Your argument boils down to.....Bitcoin is successful because it forces the state to use a less scalable, more expensive tool (physical seizure) than fiat (remote freezing/inflation).
What the government can't control, it must contain.
But you are ignoring how the state achieves control without physically kicking in doors!
Chokepoint Control (Containment): The government doesn't need to seize Bitcoin from millions of individuals. They need to control the on/off ramps—the regulated exchanges, the banks, the custodians. The moment you try to convert your Bitcoin into dollars, property, or goods in the regulated economy, you expose yourself to their power. That choke point is scalable, and it achieves their containment goal.
The Incentive Trap: You praise Bitcoin for forcing them to use the most expensive form of power projection (physical arrest/seizure). But this only applies to people who already have massive stacks that warrant that expensive effort. For the average person, the government simply raises the cost and complexity of using Bitcoin until it's impractical, forcing them back into fiat for most transactions.

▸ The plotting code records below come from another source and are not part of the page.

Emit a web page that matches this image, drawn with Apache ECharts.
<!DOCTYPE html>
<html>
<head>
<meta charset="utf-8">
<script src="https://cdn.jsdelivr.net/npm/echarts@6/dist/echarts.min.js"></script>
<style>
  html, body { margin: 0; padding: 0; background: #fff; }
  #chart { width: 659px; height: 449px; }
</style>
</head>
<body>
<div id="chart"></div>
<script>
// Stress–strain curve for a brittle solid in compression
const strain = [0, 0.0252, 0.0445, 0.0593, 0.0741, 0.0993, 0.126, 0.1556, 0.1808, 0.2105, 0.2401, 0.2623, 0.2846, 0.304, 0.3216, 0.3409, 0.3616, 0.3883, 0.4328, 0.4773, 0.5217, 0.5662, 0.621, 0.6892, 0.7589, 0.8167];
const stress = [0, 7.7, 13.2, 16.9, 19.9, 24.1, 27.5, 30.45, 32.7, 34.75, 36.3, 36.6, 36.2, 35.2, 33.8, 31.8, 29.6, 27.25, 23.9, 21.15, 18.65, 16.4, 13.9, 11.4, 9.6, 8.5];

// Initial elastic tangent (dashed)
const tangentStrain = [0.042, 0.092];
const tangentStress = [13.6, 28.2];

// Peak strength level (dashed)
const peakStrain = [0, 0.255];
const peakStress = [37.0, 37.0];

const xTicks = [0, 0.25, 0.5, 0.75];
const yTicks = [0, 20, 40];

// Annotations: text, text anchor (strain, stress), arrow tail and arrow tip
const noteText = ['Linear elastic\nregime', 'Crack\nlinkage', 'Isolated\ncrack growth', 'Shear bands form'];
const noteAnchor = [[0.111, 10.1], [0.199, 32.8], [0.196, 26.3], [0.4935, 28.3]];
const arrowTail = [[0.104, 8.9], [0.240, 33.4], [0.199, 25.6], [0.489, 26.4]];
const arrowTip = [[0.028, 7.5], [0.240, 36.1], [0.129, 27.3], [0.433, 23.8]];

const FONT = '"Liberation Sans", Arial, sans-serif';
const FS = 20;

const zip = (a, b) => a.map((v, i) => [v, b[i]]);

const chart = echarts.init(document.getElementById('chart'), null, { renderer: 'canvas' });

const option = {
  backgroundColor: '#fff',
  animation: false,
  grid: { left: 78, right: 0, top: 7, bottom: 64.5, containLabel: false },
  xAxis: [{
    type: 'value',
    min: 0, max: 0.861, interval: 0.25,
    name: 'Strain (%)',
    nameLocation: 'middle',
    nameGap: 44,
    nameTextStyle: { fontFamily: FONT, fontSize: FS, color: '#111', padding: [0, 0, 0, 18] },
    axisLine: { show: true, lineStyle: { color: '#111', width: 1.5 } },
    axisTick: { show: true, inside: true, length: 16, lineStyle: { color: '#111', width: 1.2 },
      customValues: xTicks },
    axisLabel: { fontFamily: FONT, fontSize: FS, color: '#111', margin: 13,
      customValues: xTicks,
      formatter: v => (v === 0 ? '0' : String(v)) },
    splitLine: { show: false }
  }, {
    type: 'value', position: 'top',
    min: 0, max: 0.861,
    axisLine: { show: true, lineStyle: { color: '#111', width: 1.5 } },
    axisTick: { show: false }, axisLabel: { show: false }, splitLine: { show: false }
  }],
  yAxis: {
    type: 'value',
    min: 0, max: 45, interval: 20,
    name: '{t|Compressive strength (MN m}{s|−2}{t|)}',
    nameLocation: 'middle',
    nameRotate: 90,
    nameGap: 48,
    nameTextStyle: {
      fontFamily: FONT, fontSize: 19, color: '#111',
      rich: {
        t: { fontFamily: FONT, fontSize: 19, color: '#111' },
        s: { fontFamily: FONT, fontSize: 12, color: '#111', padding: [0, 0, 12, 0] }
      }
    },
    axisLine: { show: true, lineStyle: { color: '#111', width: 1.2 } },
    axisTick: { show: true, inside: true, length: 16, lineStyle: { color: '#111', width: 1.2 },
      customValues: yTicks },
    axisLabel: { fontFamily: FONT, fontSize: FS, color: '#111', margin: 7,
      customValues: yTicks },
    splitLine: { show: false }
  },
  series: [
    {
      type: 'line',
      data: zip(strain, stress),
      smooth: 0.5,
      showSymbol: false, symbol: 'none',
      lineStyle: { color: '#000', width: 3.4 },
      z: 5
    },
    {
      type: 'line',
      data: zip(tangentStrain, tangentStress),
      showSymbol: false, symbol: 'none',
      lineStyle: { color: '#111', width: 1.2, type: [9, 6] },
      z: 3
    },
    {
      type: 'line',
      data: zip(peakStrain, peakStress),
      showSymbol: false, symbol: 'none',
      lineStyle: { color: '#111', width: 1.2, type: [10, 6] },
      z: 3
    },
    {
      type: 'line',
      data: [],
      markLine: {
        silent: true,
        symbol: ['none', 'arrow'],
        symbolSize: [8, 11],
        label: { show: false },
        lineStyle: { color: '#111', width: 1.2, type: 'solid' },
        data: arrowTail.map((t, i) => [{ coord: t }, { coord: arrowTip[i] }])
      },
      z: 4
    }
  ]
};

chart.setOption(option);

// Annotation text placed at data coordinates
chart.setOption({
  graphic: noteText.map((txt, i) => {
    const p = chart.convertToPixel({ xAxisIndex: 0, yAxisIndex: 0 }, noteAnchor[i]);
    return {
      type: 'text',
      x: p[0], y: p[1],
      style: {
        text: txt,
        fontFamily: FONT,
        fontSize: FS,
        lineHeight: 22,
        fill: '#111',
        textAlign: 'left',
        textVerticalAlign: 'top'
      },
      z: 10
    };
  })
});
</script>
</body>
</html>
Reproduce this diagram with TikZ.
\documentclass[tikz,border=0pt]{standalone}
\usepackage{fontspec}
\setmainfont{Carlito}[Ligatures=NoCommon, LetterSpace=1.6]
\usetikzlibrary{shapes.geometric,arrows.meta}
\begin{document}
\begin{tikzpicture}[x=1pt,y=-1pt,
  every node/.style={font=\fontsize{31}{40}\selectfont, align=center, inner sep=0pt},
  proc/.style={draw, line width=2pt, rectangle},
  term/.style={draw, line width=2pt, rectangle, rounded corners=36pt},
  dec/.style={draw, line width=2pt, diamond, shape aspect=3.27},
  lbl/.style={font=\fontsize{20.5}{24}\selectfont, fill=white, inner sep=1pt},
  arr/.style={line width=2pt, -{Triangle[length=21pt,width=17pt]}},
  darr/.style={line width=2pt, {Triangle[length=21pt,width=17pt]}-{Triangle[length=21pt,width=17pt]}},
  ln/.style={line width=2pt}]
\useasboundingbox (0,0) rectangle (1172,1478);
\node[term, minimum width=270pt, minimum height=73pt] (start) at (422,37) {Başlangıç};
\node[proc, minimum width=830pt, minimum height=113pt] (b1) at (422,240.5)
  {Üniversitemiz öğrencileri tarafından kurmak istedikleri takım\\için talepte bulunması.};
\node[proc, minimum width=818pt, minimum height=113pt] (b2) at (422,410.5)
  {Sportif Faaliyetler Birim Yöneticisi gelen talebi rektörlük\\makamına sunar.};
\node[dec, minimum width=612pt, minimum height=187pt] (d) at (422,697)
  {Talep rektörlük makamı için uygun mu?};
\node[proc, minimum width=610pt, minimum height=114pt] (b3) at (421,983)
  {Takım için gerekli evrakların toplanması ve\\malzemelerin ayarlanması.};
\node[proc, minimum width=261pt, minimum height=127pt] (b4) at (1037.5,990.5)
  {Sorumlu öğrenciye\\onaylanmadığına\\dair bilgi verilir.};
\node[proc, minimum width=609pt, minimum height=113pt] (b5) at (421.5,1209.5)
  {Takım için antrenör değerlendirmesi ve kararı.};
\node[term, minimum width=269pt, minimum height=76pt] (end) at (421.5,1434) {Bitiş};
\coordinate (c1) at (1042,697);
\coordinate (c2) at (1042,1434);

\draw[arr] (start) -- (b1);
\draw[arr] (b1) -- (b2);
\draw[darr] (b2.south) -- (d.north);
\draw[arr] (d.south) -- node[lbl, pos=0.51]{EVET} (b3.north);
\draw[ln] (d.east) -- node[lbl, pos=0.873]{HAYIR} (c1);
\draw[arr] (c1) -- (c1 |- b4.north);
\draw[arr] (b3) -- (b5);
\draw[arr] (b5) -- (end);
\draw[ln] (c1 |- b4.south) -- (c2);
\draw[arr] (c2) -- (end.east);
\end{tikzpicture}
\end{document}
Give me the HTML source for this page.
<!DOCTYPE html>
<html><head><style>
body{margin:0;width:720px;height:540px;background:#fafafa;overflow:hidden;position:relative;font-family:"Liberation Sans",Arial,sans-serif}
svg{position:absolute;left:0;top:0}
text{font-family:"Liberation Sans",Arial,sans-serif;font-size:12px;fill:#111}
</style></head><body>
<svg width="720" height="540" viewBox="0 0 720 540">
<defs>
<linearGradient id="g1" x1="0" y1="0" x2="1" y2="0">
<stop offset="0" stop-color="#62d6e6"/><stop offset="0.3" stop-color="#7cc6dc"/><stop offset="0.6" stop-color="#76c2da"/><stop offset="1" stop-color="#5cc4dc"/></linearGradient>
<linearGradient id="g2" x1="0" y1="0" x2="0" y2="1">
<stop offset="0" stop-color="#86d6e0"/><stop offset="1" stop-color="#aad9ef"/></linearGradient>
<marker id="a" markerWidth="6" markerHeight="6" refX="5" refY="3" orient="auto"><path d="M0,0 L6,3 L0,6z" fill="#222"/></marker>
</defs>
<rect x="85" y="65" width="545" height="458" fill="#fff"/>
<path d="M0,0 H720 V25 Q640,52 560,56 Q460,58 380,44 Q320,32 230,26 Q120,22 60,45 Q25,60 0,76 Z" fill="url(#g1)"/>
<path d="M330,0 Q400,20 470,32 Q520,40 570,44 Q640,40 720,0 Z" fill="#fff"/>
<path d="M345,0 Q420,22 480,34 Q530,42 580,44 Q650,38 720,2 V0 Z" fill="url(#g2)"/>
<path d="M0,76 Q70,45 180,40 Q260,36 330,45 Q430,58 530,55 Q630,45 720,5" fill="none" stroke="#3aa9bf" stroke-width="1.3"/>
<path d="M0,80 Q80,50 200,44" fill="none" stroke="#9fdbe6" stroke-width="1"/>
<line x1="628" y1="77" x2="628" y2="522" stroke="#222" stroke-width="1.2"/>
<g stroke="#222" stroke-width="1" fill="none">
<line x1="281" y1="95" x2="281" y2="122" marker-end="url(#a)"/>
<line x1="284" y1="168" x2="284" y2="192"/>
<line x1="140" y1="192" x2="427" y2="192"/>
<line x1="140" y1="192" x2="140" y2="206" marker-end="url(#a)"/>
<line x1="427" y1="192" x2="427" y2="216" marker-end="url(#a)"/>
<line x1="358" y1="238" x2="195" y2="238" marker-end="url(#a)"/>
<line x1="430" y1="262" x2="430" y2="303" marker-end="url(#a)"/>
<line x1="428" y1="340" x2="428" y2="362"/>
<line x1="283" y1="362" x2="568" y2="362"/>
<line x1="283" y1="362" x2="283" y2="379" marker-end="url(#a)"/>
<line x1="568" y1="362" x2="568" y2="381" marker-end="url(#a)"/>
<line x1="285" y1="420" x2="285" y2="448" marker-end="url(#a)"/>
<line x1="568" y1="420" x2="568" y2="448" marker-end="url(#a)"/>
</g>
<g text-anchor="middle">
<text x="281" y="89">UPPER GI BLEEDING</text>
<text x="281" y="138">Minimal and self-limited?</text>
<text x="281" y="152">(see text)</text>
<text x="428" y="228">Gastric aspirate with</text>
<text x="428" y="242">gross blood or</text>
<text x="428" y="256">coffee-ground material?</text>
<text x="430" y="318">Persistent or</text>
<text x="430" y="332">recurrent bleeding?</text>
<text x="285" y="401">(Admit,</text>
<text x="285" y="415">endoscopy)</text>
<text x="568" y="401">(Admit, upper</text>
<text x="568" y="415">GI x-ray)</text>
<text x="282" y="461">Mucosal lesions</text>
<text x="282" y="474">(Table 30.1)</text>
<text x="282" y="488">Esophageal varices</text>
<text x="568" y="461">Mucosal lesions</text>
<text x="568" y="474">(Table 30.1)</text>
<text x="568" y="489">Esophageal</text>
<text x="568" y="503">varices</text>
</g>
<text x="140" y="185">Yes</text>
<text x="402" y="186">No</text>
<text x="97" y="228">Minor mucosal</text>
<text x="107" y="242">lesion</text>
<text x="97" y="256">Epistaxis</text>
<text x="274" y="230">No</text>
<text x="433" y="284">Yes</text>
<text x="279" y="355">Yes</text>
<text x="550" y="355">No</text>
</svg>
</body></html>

The True Game Theory: The uneven playing field doesn't end just because the tool is slower. The state's move is to legislate Bitcoin out of utility for the masses—either through capital gains complexity, KYC/AML enforcement on all major interaction points, or outright banning its use as money. Why go through the expensive process of physical seizure when you can simply make the asset functionally useless within the system?
The government doesn't need to win the technical fight for every wallet; it just needs to win the regulatory and enforcement fight at the perimeter to maintain its monopoly on power and money.